His response is rather shocking though and it is clear that he is appealing to me as a man who would understand and support his corner. His argument is that he came home from work and gave his wife some money and “told her to cook”. He then went out for a drink and when he came back, the food was not ready. He then said: “So that is why I gave her a beating, you can understand that can´t you?” I had to say I did not agree with his reaction and now needed to take the mum and the children with us as his two daughters were in our Centre and were very upset.
On safe arrival at our Centre the more formal investigation begins and our friend Juan Carlos begins to write out a short report and then it is planned that he and Ben take her and the youngest girl to the court to make the allegation and seek an injunction so that the husband is not able to return to the room where they all live. We know it will take about 6 hours and, at this point, it is already quite late.
The two older girls are coping but distracted as there is a girl’s sleepover in the Centre tonight and so they can stay there and enjoy the activities planned with the other girls. I pop my head in to say goodnight and am swamped with lots of hugs and kisses and have to say I am sorry I can´t stay and talk about girl things but maybe another time. This leads to squeals and excitement and I back out of the room and close the door.
I now need to get the two boys, 8 and 10, to our Protection Home as the mum has agreed we can offer them all a safe place to stay for the weekend until the police go to their home and inform the father that he needs to vacate and allow them to return on Sunday.

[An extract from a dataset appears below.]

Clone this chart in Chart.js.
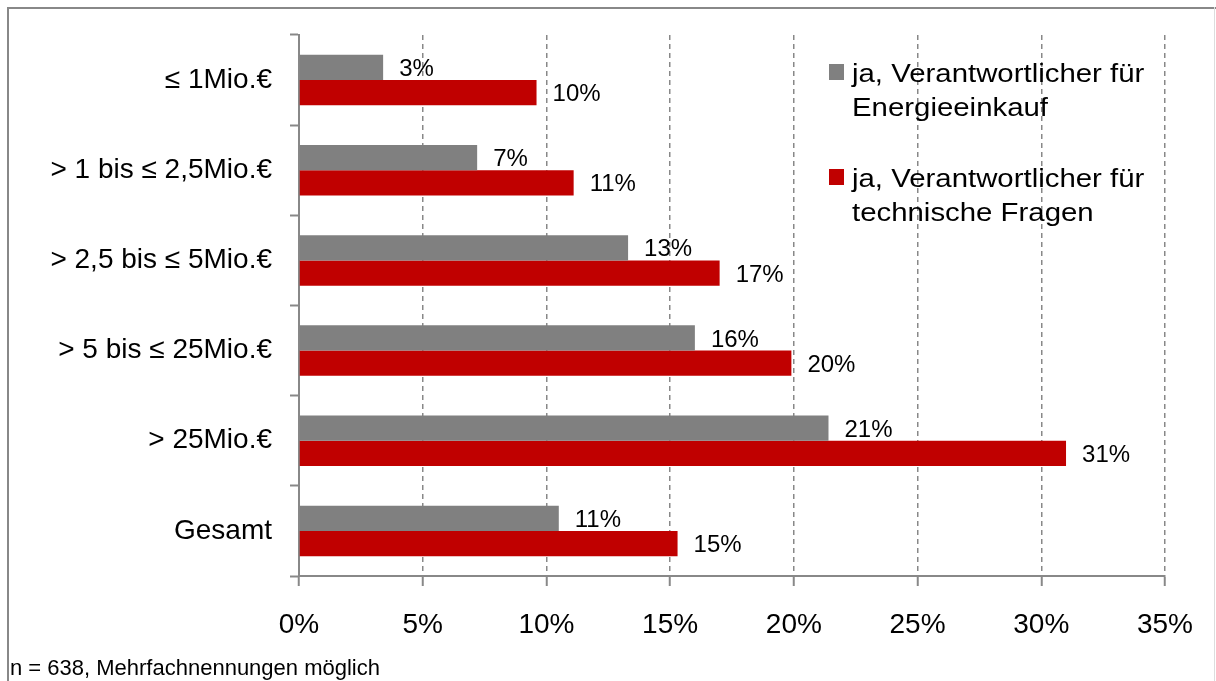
<!DOCTYPE html>
<html>
<head>
<meta charset="utf-8">
<script src="https://cdn.jsdelivr.net/npm/chart.js@4.4.1/dist/chart.umd.min.js"></script>
<style>
  html, body { margin: 0; padding: 0; background: #fff; }
  #wrap { position: relative; width: 1216px; height: 681px; overflow: hidden; font-family: "Liberation Sans", Arial, sans-serif; }
  #frame { position: absolute; left: 7px; top: 7px; width: 1220px; height: 700px; border-left: 2px solid #888; border-top: 2px solid #888; box-sizing: border-box; }
  #frameR { position: absolute; left: 1214px; top: 7px; width: 1px; height: 700px; background: #ddd; }
  canvas { position: absolute; left: 0; top: 0; }
  .leg { position: absolute; left: 852px; font-size: 26px; line-height: 34px; color: #000; white-space: nowrap; transform: scaleX(1.13); transform-origin: left top; }
  .sw { position: absolute; width: 15px; height: 16px; left: 829px; }
  #note { position: absolute; left: 10px; top: 654px; font-size: 22px; line-height: 28px; color: #000; white-space: nowrap; }
</style>
</head>
<body>
<div id="wrap">
  <div id="frame"></div>
  <div id="frameR"></div>
  <canvas id="c" width="1216" height="681"></canvas>
  <div id="legend"></div>
  <div id="note"></div>
</div>
<script>
const categories = ["≤ 1Mio.€", "> 1 bis ≤ 2,5Mio.€", "> 2,5 bis ≤ 5Mio.€", "> 5 bis ≤ 25Mio.€", "> 25Mio.€", "Gesamt"];
const seriesNames = ["ja, Verantwortlicher für\nEnergieeinkauf", "ja, Verantwortlicher für\ntechnische Fragen"];
const energieeinkauf = [3.4, 7.2, 13.3, 16.0, 21.4, 10.5];
const technischeFragen = [9.6, 11.1, 17.0, 19.9, 31.0, 15.3];
const xTicks = [0, 5, 10, 15, 20, 25, 30, 35];
const footnote = "n = 638, Mehrfachnennungen möglich";
const colors = ["#808080", "#C00000"];

const FONT = '"Liberation Sans", Arial, sans-serif';

const valueLabels = {
  id: 'valueLabels',
  afterDatasetsDraw(chart) {
    const ctx = chart.ctx;
    ctx.save();
    ctx.font = '24px ' + FONT;
    ctx.fillStyle = '#000';
    ctx.textAlign = 'left';
    ctx.textBaseline = 'middle';
    chart.data.datasets.forEach((ds, di) => {
      chart.getDatasetMeta(di).data.forEach((bar, i) => {
        ctx.fillText(Math.round(ds.data[i]) + '%', bar.x + 16, bar.y + 2);
      });
    });
    ctx.restore();
  }
};

new Chart(document.getElementById('c'), {
  type: 'bar',
  data: {
    labels: categories,
    datasets: [
      { label: seriesNames[0], data: energieeinkauf, backgroundColor: colors[0], categoryPercentage: 0.56, barPercentage: 1.0 },
      { label: seriesNames[1], data: technischeFragen, backgroundColor: colors[1], categoryPercentage: 0.56, barPercentage: 1.0 }
    ]
  },
  options: {
    indexAxis: 'y',
    responsive: false,
    animation: false,
    layout: { padding: { left: 0, right: 51, top: 35, bottom: 45 } },
    plugins: { legend: { display: false }, tooltip: { enabled: false } },
    scales: {
      x: {
        min: 0, max: 35,
        afterBuildTicks(scale) { scale.ticks = xTicks.map(v => ({ value: v })); },
        afterFit(scale) { scale.height = 60; },
        ticks: { callback: v => v + '%', font: { size: 28, family: FONT }, color: '#000', padding: 22, maxRotation: 0 },
        grid: { color: '#888', lineWidth: 1.5, tickLength: 10, tickColor: '#888', tickWidth: 2 },
        border: { display: true, color: '#888', width: 2, dash: [5, 4] }
      },
      y: {
        afterFit(scale) { scale.width = 299; },
        ticks: { font: { size: 28, family: FONT }, color: '#000', padding: 18 },
        grid: { drawOnChartArea: false, offset: true, tickLength: 9, tickColor: '#888', tickWidth: 2, color: '#888' },
        border: { display: true, color: '#888', width: 2 }
      }
    }
  },
  plugins: [valueLabels]
});

// HTML legend and footnote
const legend = document.getElementById('legend');
const legTops = [56, 161];
seriesNames.forEach((name, i) => {
  const sw = document.createElement('div');
  sw.className = 'sw';
  sw.style.top = (legTops[i] + 8) + 'px';
  sw.style.background = colors[i];
  legend.appendChild(sw);
  const t = document.createElement('div');
  t.className = 'leg';
  t.style.top = legTops[i] + 'px';
  t.innerHTML = name.split('\n').join('<br>');
  legend.appendChild(t);
});
document.getElementById('note').textContent = footnote;
</script>
</body>
</html>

The boys have no other clothes to wear and so they will have to put up with wearing the same clothes, which I don´t think will be too much of an issue until we get them something to last through till Sunday. They both look filthy and so we take them into the shower and the excitement of having their first shower with hot water is evident as the two dance around in the shower for ages before coming out and climbing into bed. I find two teddies and go back in to ask them if they wouldn´t mind looking after them for the night as the teddies have nowhere to sleep. The outstretched arms said it all and soon they were fast asleep and I could return home while staff and volunteers watched over the boys until the mum joined them from the court.
The next day I am told that the boys woke up when the mum got in around 4am and went and had another shower. The mum then had a shower and told us of her joy of having her first hot shower in 29 years. It was a special time indeed and good to know they were all now safe, and thanks to your support for this home we could make this happen. The home is not yet open but we are able to use it for emergency situations like this.
Thankfully we were able to take the family back to their home yesterday, as the father had already moved out and so we know they are now much safer. The challenge is how they are going to live as I am sure the father will not be that keen on bringing in any money for his wife and 5 children. It is our task for today as well as check on many other families and children at risk, but we love what we do and thanks to your support can do this every day. THANK YOU.